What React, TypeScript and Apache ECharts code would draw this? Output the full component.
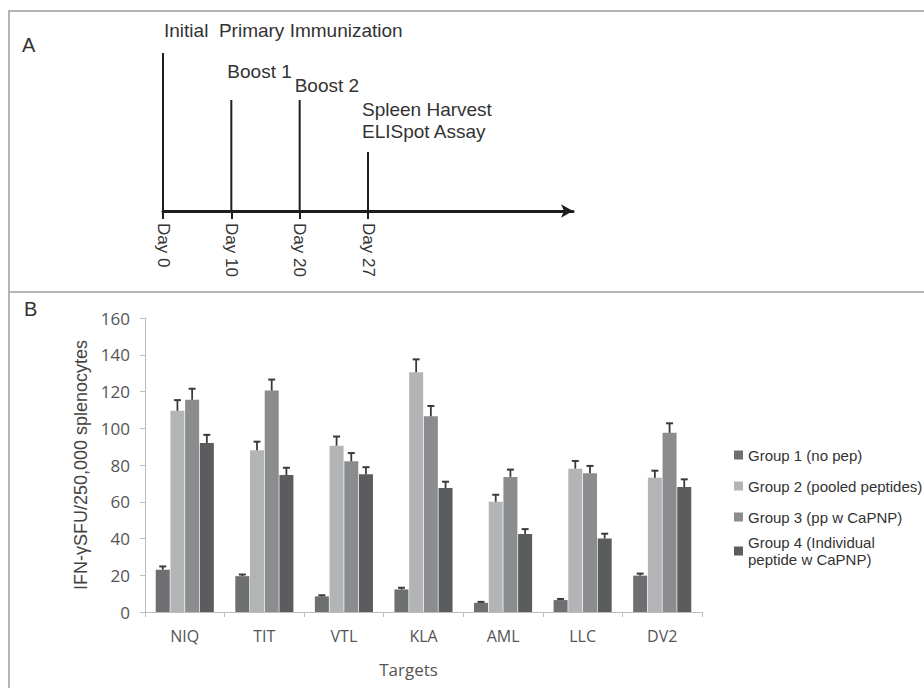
---
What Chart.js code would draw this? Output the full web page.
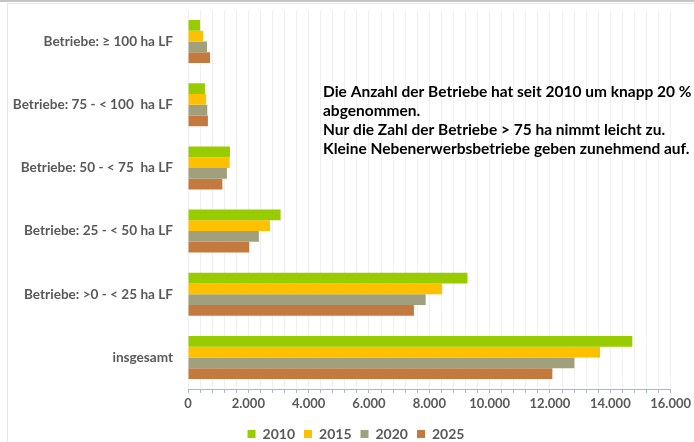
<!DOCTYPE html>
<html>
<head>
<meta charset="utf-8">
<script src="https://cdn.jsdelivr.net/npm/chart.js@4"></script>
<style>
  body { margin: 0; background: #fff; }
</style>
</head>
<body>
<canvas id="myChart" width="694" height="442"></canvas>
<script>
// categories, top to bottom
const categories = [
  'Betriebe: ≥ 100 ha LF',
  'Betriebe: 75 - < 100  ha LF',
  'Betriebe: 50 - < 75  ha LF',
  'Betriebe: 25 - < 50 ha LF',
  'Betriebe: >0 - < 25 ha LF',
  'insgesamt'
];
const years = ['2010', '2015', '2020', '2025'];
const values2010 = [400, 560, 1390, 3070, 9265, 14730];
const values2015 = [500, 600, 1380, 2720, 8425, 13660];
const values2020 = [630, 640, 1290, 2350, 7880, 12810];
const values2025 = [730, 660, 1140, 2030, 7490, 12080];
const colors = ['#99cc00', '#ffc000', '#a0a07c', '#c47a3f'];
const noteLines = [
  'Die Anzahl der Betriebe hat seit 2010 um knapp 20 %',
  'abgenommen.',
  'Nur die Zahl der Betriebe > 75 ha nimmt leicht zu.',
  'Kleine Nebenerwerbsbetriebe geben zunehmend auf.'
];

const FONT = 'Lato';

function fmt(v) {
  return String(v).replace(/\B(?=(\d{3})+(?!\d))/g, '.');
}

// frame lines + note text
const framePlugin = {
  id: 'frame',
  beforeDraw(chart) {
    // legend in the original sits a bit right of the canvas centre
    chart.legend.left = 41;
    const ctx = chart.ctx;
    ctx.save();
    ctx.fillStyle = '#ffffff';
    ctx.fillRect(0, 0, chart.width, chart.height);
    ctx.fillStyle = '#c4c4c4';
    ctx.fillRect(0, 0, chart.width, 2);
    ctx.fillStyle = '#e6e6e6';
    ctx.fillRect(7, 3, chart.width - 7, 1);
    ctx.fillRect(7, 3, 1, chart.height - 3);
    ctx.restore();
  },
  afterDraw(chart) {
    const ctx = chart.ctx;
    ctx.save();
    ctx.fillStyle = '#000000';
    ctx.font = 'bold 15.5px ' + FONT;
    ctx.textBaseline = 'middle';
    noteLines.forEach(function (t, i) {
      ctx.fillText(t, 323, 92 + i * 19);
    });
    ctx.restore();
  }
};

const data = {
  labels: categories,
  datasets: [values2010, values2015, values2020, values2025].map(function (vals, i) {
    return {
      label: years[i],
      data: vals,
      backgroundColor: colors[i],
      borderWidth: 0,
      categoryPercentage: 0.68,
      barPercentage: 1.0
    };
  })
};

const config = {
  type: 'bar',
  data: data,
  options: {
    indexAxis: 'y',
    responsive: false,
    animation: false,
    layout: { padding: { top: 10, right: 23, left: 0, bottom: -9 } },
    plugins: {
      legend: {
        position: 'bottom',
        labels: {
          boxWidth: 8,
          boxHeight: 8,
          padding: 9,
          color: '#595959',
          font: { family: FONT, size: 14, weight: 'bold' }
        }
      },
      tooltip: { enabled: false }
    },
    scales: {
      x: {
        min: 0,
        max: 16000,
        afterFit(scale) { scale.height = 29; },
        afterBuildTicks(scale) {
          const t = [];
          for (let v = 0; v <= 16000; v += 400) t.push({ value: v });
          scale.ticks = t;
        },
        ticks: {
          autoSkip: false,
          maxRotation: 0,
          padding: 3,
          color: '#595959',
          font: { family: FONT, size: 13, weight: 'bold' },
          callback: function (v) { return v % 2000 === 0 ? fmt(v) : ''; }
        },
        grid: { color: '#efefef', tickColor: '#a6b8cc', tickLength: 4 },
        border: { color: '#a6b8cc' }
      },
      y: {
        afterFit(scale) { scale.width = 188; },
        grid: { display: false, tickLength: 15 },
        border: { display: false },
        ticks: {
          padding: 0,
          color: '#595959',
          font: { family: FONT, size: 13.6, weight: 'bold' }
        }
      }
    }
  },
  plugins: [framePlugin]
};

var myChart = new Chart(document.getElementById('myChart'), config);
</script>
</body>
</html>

WORK TO COMPLETE: Copy down every line of the entries containing the word "code".

EXERCISE SOLUTION:
What React, TypeScript and Apache ECharts code would draw this? Output the full component.
What Chart.js code would draw this? Output the full web page.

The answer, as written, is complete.